EXERCISE OBJECTIVE: Write out the material again word for word, dropping any images it holds.

GIVEN MATERIAL:
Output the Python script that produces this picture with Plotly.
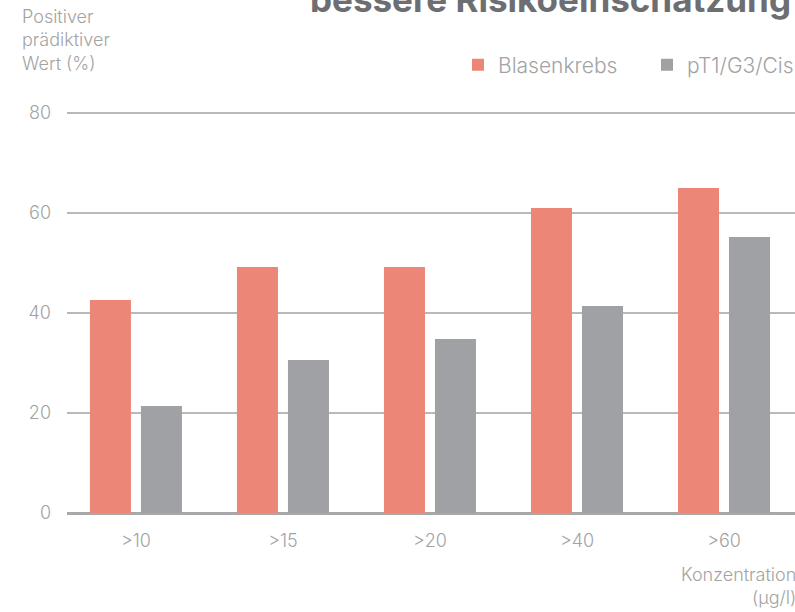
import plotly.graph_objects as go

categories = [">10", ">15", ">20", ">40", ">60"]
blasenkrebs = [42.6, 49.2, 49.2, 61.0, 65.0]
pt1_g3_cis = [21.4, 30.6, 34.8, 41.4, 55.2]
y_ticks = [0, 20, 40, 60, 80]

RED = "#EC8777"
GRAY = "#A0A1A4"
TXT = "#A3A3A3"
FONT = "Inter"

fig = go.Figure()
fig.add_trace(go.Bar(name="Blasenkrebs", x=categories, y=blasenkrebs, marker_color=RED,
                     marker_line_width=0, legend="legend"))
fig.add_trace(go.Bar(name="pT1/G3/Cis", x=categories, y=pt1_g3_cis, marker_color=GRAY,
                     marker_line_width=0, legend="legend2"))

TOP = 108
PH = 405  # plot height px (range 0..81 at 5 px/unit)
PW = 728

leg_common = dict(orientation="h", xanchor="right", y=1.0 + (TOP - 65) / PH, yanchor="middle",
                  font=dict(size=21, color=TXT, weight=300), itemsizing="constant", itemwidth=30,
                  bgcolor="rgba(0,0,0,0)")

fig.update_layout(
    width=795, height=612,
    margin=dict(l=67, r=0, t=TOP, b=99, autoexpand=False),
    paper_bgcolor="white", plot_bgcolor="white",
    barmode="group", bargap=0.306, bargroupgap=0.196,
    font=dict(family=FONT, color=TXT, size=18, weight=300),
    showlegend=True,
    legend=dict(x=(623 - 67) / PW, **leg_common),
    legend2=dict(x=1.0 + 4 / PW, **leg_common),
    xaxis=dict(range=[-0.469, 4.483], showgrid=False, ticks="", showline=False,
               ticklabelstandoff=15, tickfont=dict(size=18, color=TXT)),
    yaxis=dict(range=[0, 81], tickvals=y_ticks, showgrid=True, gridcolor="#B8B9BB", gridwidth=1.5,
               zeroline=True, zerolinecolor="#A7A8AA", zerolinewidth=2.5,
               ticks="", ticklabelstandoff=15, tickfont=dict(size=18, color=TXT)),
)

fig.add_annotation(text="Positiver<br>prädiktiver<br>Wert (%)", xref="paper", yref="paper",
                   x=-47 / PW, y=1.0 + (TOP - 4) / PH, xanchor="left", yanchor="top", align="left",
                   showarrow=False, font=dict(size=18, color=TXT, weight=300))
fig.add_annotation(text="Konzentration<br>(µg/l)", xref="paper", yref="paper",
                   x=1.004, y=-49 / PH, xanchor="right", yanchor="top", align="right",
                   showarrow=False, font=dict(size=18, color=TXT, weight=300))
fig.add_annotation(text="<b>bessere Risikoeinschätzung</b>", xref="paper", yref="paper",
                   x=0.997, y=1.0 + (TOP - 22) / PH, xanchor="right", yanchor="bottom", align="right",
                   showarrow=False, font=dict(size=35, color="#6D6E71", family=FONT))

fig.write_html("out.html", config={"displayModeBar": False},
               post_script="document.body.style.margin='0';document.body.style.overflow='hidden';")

FINISHED ANSWER:
Output the Python script that produces this picture with Plotly.
import plotly.graph_objects as go

categories = [">10", ">15", ">20", ">40", ">60"]
blasenkrebs = [42.6, 49.2, 49.2, 61.0, 65.0]
pt1_g3_cis = [21.4, 30.6, 34.8, 41.4, 55.2]
y_ticks = [0, 20, 40, 60, 80]

RED = "#EC8777"
GRAY = "#A0A1A4"
TXT = "#A3A3A3"
FONT = "Inter"

fig = go.Figure()
fig.add_trace(go.Bar(name="Blasenkrebs", x=categories, y=blasenkrebs, marker_color=RED,
                     marker_line_width=0, legend="legend"))
fig.add_trace(go.Bar(name="pT1/G3/Cis", x=categories, y=pt1_g3_cis, marker_color=GRAY,
                     marker_line_width=0, legend="legend2"))

TOP = 108
PH = 405  # plot height px (range 0..81 at 5 px/unit)
PW = 728

leg_common = dict(orientation="h", xanchor="right", y=1.0 + (TOP - 65) / PH, yanchor="middle",
                  font=dict(size=21, color=TXT, weight=300), itemsizing="constant", itemwidth=30,
                  bgcolor="rgba(0,0,0,0)")

fig.update_layout(
    width=795, height=612,
    margin=dict(l=67, r=0, t=TOP, b=99, autoexpand=False),
    paper_bgcolor="white", plot_bgcolor="white",
    barmode="group", bargap=0.306, bargroupgap=0.196,
    font=dict(family=FONT, color=TXT, size=18, weight=300),
    showlegend=True,
    legend=dict(x=(623 - 67) / PW, **leg_common),
    legend2=dict(x=1.0 + 4 / PW, **leg_common),
    xaxis=dict(range=[-0.469, 4.483], showgrid=False, ticks="", showline=False,
               ticklabelstandoff=15, tickfont=dict(size=18, color=TXT)),
    yaxis=dict(range=[0, 81], tickvals=y_ticks, showgrid=True, gridcolor="#B8B9BB", gridwidth=1.5,
               zeroline=True, zerolinecolor="#A7A8AA", zerolinewidth=2.5,
               ticks="", ticklabelstandoff=15, tickfont=dict(size=18, color=TXT)),
)

fig.add_annotation(text="Positiver<br>prädiktiver<br>Wert (%)", xref="paper", yref="paper",
                   x=-47 / PW, y=1.0 + (TOP - 4) / PH, xanchor="left", yanchor="top", align="left",
                   showarrow=False, font=dict(size=18, color=TXT, weight=300))
fig.add_annotation(text="Konzentration<br>(µg/l)", xref="paper", yref="paper",
                   x=1.004, y=-49 / PH, xanchor="right", yanchor="top", align="right",
                   showarrow=False, font=dict(size=18, color=TXT, weight=300))
fig.add_annotation(text="<b>bessere Risikoeinschätzung</b>", xref="paper", yref="paper",
                   x=0.997, y=1.0 + (TOP - 22) / PH, xanchor="right", yanchor="bottom", align="right",
                   showarrow=False, font=dict(size=35, color="#6D6E71", family=FONT))

fig.write_html("out.html", config={"displayModeBar": False},
               post_script="document.body.style.margin='0';document.body.style.overflow='hidden';")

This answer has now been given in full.